**Goal**
Quote word for word the lines below, beginning with the first and ending with the one that has "const dashes = ['none', '16,5,5,5', '10,5']". Drop the pictures.

— begin Available data —

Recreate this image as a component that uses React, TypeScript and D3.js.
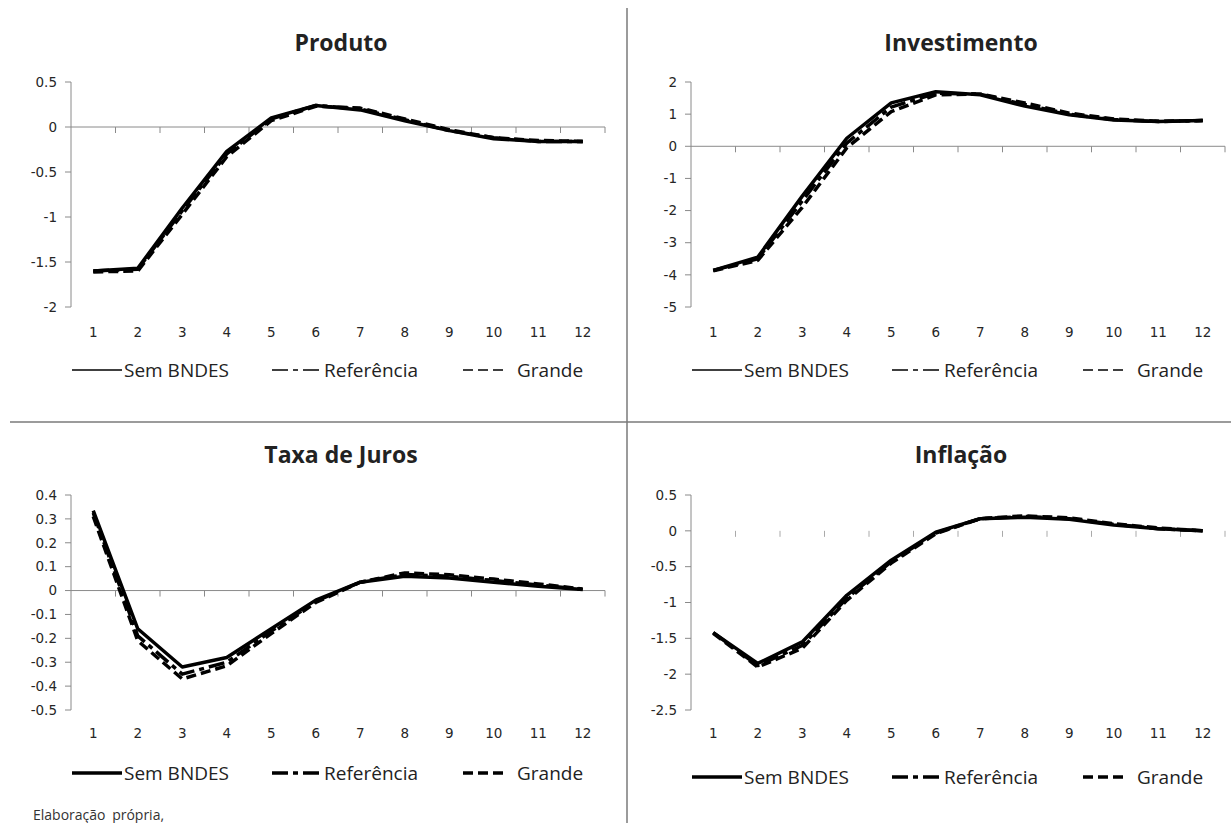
import { useEffect, useRef } from 'react'
import * as d3 from 'd3'

const periods = [1, 2, 3, 4, 5, 6, 7, 8, 9, 10, 11, 12]
const seriesNames = ['Sem BNDES', 'Referência', 'Grande']

const produtoSem = [-1.6, -1.57, -0.9, -0.27, 0.1, 0.24, 0.19, 0.07, -0.04, -0.13, -0.16, -0.16]
const produtoRef = [-1.6, -1.58, -0.93, -0.3, 0.09, 0.24, 0.2, 0.08, -0.04, -0.12, -0.16, -0.16]
const produtoGrande = [-1.61, -1.6, -0.97, -0.33, 0.07, 0.23, 0.21, 0.09, -0.03, -0.12, -0.15, -0.16]

const investSem = [-3.86, -3.45, -1.55, 0.25, 1.35, 1.7, 1.6, 1.25, 0.98, 0.82, 0.77, 0.8]
const investRef = [-3.86, -3.5, -1.7, 0.1, 1.22, 1.65, 1.62, 1.3, 1.0, 0.83, 0.77, 0.8]
const investGrande = [-3.87, -3.55, -1.9, -0.05, 1.08, 1.6, 1.63, 1.35, 1.03, 0.85, 0.78, 0.8]

const jurosSem = [0.335, -0.16, -0.32, -0.28, -0.16, -0.04, 0.035, 0.06, 0.053, 0.035, 0.018, 0.004]
const jurosRef = [0.325, -0.19, -0.35, -0.3, -0.17, -0.045, 0.035, 0.067, 0.06, 0.042, 0.023, 0.005]
const jurosGrande = [0.31, -0.21, -0.37, -0.315, -0.18, -0.05, 0.035, 0.074, 0.066, 0.048, 0.028, 0.006]

const inflSem = [-1.42, -1.85, -1.55, -0.9, -0.41, -0.02, 0.17, 0.19, 0.16, 0.08, 0.03, 0.0]
const inflRef = [-1.42, -1.88, -1.6, -0.94, -0.43, -0.03, 0.17, 0.2, 0.17, 0.09, 0.03, 0.0]
const inflGrande = [-1.43, -1.9, -1.64, -0.97, -0.45, -0.04, 0.17, 0.21, 0.18, 0.1, 0.04, 0.0]

const produtoTicks = [0.5, 0, -0.5, -1, -1.5, -2]
const investTicks = [2, 1, 0, -1, -2, -3, -4, -5]
const jurosTicks = [0.4, 0.3, 0.2, 0.1, 0, -0.1, -0.2, -0.3, -0.4, -0.5]
const inflTicks = [0.5, 0, -0.5, -1, -1.5, -2, -2.5]

const dashes = ['none', '16,5,5,5', '10,5']

interface Panel {
  title: string
  series: number[][]
  ticks: number[]
  left: number
  top: number
  bottom: number
  titleY: number
  labelY: number
  legendY: number
  legendStroke: number
  zeroLine: boolean
}

const panels: Panel[] = [
  { title: 'Produto', series: [produtoSem, produtoRef, produtoGrande], ticks: produtoTicks,
    left: 71, top: 82, bottom: 307, titleY: 51, labelY: 332, legendY: 370, legendStroke: 1.5, zeroLine: true },
  { title: 'Investimento', series: [investSem, investRef, investGrande], ticks: investTicks,
    left: 691, top: 82, bottom: 307, titleY: 51, labelY: 332, legendY: 370, legendStroke: 1.5, zeroLine: true },
  { title: 'Taxa de Juros', series: [jurosSem, jurosRef, jurosGrande], ticks: jurosTicks,
    left: 71, top: 495, bottom: 710, titleY: 463, labelY: 733, legendY: 773, legendStroke: 3.5, zeroLine: true },
  { title: 'Inflação', series: [inflSem, inflRef, inflGrande], ticks: inflTicks,
    left: 691, top: 495, bottom: 710, titleY: 463, labelY: 733, legendY: 777, legendStroke: 3.5, zeroLine: false },
]

const W = 1231
const H = 823
const PLOT_W = 534
const AXIS = '#8a8a8a'
const TEXT = '#262626'

export default function App() {
  const svgRef = useRef<SVGSVGElement>(null)

  useEffect(() => {
    if (!svgRef.current) return
    const svg = d3.select(svgRef.current)
    svg.selectAll('*').remove()

    svg.append('rect').attr('width', W).attr('height', H).style('fill', '#fff')

    // panel dividers
    svg.append('line')
      .attr('x1', 627).attr('x2', 627).attr('y1', 8).attr('y2', H)
      .style('stroke', '#7a7a7a').style('stroke-width', 1.5)
    svg.append('line')
      .attr('x1', 10).attr('x2', W).attr('y1', 422).attr('y2', 422)
      .style('stroke', '#7a7a7a').style('stroke-width', 1.5)

    panels.forEach(p => {
      const g = svg.append('g')
      const x = d3.scaleBand<number>().domain(periods).range([p.left, p.left + PLOT_W]).paddingInner(0)
      const ext = d3.extent(p.ticks) as [number, number]
      const y = d3.scaleLinear().domain(ext).range([p.bottom, p.top])
      const cx = (d: number) => (x(d) as number) + x.bandwidth() / 2

      // title
      g.append('text')
        .attr('x', p.left + PLOT_W / 2 + 3)
        .attr('y', p.titleY)
        .style('text-anchor', 'middle')
        .style('font-family', '"Open Sans", sans-serif')
        .style('font-weight', '700')
        .style('font-size', '23px')
        .style('fill', '#222')
        .text(p.title)

      // y axis
      g.append('line')
        .attr('x1', p.left).attr('x2', p.left)
        .attr('y1', y(ext[1])).attr('y2', y(ext[0]))
        .style('stroke', AXIS).style('stroke-width', 1)
      p.ticks.forEach(t => {
        g.append('line')
          .attr('x1', p.left - 6).attr('x2', p.left)
          .attr('y1', y(t)).attr('y2', y(t))
          .style('stroke', AXIS)
        g.append('text')
          .attr('x', p.left - 14)
          .attr('y', y(t))
          .attr('dy', '0.35em')
          .style('text-anchor', 'end')
          .style('font-family', '"DejaVu Sans", Verdana, sans-serif')
          .style('font-size', '13.5px')
          .style('fill', TEXT)
          .text(String(Math.round(t * 10) / 10))
      })

      // category axis at zero
      const y0 = y(0)
      if (p.zeroLine) {
        g.append('line')
          .attr('x1', p.left).attr('x2', p.left + PLOT_W)
          .attr('y1', y0).attr('y2', y0)
          .style('stroke', AXIS).style('stroke-width', 1)
      }
      periods.forEach(d => {
        const bx = (x(d) as number) + x.bandwidth()
        g.append('line')
          .attr('x1', bx).attr('x2', bx)
          .attr('y1', y0).attr('y2', y0 + 6)
          .style('stroke', p.zeroLine ? AXIS : '#aaa')
        g.append('text')
          .attr('x', cx(d))
          .attr('y', p.labelY)
          .attr('dy', '0.35em')
          .style('text-anchor', 'middle')
          .style('font-family', '"DejaVu Sans", Verdana, sans-serif')
          .style('font-size', '13.5px')
          .style('fill', TEXT)
          .text(String(d))
      })

      // series lines, Grande first so the solid one sits on top
      const line = d3.line<number>()
        .x((_, i) => cx(periods[i]))
        .y(v => y(v))
      ;[2, 1, 0].forEach(si => {
        g.append('path')
          .datum(p.series[si])
          .attr('d', line)
          .style('fill', 'none')
          .style('stroke', '#000')
          .style('stroke-width', 3.5)
          .style('stroke-dasharray', dashes[si])
          .style('stroke-linejoin', 'round')
      })

      // legend
      const off = p.left - 71
      const items = [
        { x1: 72, x2: 122, tx: 124 },
        { x1: 272, x2: 322, tx: 324 },
        { x1: 463, x2: 503, tx: 517 },
      ]
      items.forEach((it, i) => {
        g.append('line')
          .attr('x1', it.x1 + off).attr('x2', it.x2 + off)
          .attr('y1', p.legendY).attr('y2', p.legendY)
          .style('stroke', '#000')
          .style('stroke-width', p.legendStroke)
          .style('stroke-dasharray', dashes[i])
        g.append('text')
          .attr('x', it.tx + off)
          .attr('y', p.legendY)
          .attr('dy', '0.35em')
          .style('font-family', '"Open Sans", sans-serif')
          .style('font-size', '19px')
          .style('fill', '#222')
          .text(seriesNames[i])
      })
    })

    svg.append('text')
      .attr('x', 33)
      .attr('y', 815)
      .attr('dy', '0.35em')
      .style('font-family', '"Open Sans", sans-serif')
      .style('font-size', '14px')
      .style('word-spacing', '3px')
      .style('fill', '#333')
      .text('Elaboração própria,')
  }, [])

  return (
    <div style={{ position: 'absolute', left: 0, top: 0 }}>
      <svg ref={svgRef} width={W} height={H} style={{ display: 'block' }}></svg>
    </div>
  )
}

— end Available data —

**Exercise answer**
Recreate this image as a component that uses React, TypeScript and D3.js.
import { useEffect, useRef } from 'react'
import * as d3 from 'd3'

const periods = [1, 2, 3, 4, 5, 6, 7, 8, 9, 10, 11, 12]
const seriesNames = ['Sem BNDES', 'Referência', 'Grande']

const produtoSem = [-1.6, -1.57, -0.9, -0.27, 0.1, 0.24, 0.19, 0.07, -0.04, -0.13, -0.16, -0.16]
const produtoRef = [-1.6, -1.58, -0.93, -0.3, 0.09, 0.24, 0.2, 0.08, -0.04, -0.12, -0.16, -0.16]
const produtoGrande = [-1.61, -1.6, -0.97, -0.33, 0.07, 0.23, 0.21, 0.09, -0.03, -0.12, -0.15, -0.16]

const investSem = [-3.86, -3.45, -1.55, 0.25, 1.35, 1.7, 1.6, 1.25, 0.98, 0.82, 0.77, 0.8]
const investRef = [-3.86, -3.5, -1.7, 0.1, 1.22, 1.65, 1.62, 1.3, 1.0, 0.83, 0.77, 0.8]
const investGrande = [-3.87, -3.55, -1.9, -0.05, 1.08, 1.6, 1.63, 1.35, 1.03, 0.85, 0.78, 0.8]

const jurosSem = [0.335, -0.16, -0.32, -0.28, -0.16, -0.04, 0.035, 0.06, 0.053, 0.035, 0.018, 0.004]
const jurosRef = [0.325, -0.19, -0.35, -0.3, -0.17, -0.045, 0.035, 0.067, 0.06, 0.042, 0.023, 0.005]
const jurosGrande = [0.31, -0.21, -0.37, -0.315, -0.18, -0.05, 0.035, 0.074, 0.066, 0.048, 0.028, 0.006]

const inflSem = [-1.42, -1.85, -1.55, -0.9, -0.41, -0.02, 0.17, 0.19, 0.16, 0.08, 0.03, 0.0]
const inflRef = [-1.42, -1.88, -1.6, -0.94, -0.43, -0.03, 0.17, 0.2, 0.17, 0.09, 0.03, 0.0]
const inflGrande = [-1.43, -1.9, -1.64, -0.97, -0.45, -0.04, 0.17, 0.21, 0.18, 0.1, 0.04, 0.0]

const produtoTicks = [0.5, 0, -0.5, -1, -1.5, -2]
const investTicks = [2, 1, 0, -1, -2, -3, -4, -5]
const jurosTicks = [0.4, 0.3, 0.2, 0.1, 0, -0.1, -0.2, -0.3, -0.4, -0.5]
const inflTicks = [0.5, 0, -0.5, -1, -1.5, -2, -2.5]

const dashes = ['none', '16,5,5,5', '10,5']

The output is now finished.